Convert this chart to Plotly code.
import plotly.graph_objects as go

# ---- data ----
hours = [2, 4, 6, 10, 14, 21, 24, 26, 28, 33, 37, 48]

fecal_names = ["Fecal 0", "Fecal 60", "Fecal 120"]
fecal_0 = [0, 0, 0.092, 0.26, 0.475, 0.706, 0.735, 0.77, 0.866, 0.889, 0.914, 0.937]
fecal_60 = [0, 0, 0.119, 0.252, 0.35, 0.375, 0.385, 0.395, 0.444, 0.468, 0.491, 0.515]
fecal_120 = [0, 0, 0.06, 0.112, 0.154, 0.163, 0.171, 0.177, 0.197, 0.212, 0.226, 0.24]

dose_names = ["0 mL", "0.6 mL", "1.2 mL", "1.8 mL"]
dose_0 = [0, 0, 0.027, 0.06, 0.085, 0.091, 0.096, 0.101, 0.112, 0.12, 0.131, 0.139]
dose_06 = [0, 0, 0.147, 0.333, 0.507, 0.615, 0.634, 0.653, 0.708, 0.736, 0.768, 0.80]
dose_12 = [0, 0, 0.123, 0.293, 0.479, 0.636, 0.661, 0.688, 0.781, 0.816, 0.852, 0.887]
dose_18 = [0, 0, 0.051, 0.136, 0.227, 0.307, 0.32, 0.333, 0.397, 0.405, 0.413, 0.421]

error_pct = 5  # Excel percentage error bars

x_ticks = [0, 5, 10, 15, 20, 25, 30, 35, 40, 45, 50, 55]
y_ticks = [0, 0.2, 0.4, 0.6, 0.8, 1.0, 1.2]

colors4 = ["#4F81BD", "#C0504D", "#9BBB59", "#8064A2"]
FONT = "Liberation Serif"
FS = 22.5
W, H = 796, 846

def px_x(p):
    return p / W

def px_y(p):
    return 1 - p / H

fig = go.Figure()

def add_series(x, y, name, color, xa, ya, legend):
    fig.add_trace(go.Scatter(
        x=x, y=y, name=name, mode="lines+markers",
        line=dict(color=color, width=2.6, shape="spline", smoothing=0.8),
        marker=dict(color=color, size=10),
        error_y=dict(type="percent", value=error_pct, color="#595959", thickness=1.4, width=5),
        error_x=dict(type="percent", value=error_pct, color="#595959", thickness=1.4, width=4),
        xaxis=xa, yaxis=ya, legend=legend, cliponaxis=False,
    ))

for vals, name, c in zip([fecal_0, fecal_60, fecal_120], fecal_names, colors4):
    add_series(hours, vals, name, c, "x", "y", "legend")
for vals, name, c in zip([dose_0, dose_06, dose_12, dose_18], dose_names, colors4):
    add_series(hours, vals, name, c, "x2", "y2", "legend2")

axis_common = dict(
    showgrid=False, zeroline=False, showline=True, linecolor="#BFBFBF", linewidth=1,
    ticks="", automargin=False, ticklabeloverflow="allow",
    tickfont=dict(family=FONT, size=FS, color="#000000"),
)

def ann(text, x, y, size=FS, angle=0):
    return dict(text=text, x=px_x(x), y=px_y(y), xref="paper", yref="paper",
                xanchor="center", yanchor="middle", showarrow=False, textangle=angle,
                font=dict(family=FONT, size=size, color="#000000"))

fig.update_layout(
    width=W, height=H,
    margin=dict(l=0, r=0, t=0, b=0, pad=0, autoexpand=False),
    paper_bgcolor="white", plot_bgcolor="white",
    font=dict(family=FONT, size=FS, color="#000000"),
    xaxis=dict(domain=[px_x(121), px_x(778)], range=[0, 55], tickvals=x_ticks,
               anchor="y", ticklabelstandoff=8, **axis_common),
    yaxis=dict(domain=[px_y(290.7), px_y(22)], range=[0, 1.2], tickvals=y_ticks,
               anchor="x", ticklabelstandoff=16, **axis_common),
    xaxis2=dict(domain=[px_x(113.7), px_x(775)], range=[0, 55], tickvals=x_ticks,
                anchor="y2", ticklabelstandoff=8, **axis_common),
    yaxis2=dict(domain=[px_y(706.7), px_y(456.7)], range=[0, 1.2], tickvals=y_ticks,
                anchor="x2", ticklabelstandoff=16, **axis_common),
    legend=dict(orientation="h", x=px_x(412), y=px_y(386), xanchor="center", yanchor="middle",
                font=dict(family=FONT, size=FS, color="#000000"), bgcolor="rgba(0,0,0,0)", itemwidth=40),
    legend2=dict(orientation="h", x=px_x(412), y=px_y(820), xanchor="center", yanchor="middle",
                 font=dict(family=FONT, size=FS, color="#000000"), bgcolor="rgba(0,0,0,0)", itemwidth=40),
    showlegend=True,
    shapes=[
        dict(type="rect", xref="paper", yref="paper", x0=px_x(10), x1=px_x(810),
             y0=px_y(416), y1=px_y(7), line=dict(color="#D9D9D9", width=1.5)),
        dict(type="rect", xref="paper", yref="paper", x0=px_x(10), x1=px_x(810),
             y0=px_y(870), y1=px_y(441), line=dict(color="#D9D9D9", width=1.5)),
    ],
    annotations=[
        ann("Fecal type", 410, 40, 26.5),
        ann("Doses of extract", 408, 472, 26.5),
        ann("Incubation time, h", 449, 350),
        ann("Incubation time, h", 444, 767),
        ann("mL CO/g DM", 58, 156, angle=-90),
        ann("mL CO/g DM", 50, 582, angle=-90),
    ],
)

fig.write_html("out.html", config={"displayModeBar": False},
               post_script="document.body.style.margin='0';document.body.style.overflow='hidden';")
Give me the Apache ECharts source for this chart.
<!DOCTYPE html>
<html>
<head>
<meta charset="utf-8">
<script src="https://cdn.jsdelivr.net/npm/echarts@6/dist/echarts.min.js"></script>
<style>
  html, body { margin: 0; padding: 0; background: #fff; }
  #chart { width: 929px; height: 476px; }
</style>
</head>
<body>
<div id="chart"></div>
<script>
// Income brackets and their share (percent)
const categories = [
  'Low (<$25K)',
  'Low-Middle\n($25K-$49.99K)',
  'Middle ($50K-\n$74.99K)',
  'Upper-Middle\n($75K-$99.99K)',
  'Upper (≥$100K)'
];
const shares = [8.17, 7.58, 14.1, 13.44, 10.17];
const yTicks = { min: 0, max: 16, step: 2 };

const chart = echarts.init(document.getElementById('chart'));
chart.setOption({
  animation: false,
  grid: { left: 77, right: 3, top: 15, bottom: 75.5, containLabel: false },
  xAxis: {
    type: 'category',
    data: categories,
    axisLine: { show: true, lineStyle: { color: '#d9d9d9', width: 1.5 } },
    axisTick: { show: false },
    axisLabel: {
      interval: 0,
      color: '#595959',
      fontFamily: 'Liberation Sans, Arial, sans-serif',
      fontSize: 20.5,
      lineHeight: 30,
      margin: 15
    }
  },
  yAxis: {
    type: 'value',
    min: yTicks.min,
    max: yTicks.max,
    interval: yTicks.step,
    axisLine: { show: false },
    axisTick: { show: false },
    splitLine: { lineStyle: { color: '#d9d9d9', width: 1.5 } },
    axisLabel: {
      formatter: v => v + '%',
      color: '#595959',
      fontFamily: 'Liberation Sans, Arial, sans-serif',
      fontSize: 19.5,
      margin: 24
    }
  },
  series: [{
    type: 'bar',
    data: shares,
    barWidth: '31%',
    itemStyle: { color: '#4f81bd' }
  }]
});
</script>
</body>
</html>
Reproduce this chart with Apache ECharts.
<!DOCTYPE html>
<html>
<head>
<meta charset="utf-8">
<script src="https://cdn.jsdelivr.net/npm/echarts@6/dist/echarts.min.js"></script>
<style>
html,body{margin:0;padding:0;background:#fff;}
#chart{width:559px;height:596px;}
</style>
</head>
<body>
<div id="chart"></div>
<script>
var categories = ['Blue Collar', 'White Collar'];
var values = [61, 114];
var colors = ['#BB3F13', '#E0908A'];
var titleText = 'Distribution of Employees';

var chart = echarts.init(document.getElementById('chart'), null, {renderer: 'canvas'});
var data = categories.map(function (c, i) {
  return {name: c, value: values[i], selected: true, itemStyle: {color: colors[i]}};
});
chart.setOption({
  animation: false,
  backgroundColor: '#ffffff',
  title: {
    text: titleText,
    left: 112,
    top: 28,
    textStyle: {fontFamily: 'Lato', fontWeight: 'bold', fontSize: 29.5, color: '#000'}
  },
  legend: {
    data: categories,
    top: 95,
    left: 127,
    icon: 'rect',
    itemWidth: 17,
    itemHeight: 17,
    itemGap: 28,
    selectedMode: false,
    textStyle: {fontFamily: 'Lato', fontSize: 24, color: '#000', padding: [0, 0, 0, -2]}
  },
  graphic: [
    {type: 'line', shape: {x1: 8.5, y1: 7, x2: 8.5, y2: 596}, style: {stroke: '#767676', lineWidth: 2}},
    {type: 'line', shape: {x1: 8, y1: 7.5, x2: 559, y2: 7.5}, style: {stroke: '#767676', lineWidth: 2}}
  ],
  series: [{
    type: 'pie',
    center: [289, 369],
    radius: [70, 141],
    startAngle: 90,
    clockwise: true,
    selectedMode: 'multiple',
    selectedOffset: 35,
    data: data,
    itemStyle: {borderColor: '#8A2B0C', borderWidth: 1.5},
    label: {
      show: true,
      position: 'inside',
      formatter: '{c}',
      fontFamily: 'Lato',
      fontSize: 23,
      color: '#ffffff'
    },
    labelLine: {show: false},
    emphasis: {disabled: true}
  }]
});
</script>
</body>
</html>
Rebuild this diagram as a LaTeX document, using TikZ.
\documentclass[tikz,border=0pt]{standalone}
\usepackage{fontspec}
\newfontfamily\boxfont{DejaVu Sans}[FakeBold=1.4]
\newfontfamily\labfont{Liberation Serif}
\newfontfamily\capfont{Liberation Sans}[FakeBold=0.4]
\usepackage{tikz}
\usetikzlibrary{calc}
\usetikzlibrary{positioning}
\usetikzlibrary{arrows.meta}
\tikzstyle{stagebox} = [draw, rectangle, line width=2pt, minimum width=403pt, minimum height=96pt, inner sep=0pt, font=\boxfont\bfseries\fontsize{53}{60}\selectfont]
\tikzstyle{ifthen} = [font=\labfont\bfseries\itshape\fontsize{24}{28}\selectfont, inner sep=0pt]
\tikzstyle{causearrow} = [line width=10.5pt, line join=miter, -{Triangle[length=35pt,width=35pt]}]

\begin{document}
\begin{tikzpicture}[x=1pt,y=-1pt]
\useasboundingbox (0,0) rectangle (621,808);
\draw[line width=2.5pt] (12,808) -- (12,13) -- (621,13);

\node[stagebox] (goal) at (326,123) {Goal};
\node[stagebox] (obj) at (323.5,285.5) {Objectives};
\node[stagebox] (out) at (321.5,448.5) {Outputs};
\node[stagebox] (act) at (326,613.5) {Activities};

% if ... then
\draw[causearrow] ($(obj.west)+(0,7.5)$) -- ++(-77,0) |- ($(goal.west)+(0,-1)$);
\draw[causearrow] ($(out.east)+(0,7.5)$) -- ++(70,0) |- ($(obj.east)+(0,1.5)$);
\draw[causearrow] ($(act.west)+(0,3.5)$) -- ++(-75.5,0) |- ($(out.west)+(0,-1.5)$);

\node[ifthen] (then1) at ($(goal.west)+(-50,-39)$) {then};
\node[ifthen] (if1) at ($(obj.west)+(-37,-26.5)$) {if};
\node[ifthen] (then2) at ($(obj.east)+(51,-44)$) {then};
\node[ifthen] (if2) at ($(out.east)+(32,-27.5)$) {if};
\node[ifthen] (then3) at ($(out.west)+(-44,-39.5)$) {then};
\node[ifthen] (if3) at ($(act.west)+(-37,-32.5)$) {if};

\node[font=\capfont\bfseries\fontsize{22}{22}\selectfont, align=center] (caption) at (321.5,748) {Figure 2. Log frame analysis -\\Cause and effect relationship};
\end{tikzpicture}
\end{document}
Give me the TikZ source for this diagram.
_ _ _
REQUIREMENTS: Find each line holding "Give". Copy it out.

PROBLEM SOLUTION:
Give me the Apache ECharts source for this chart.
Give me the TikZ source for this diagram.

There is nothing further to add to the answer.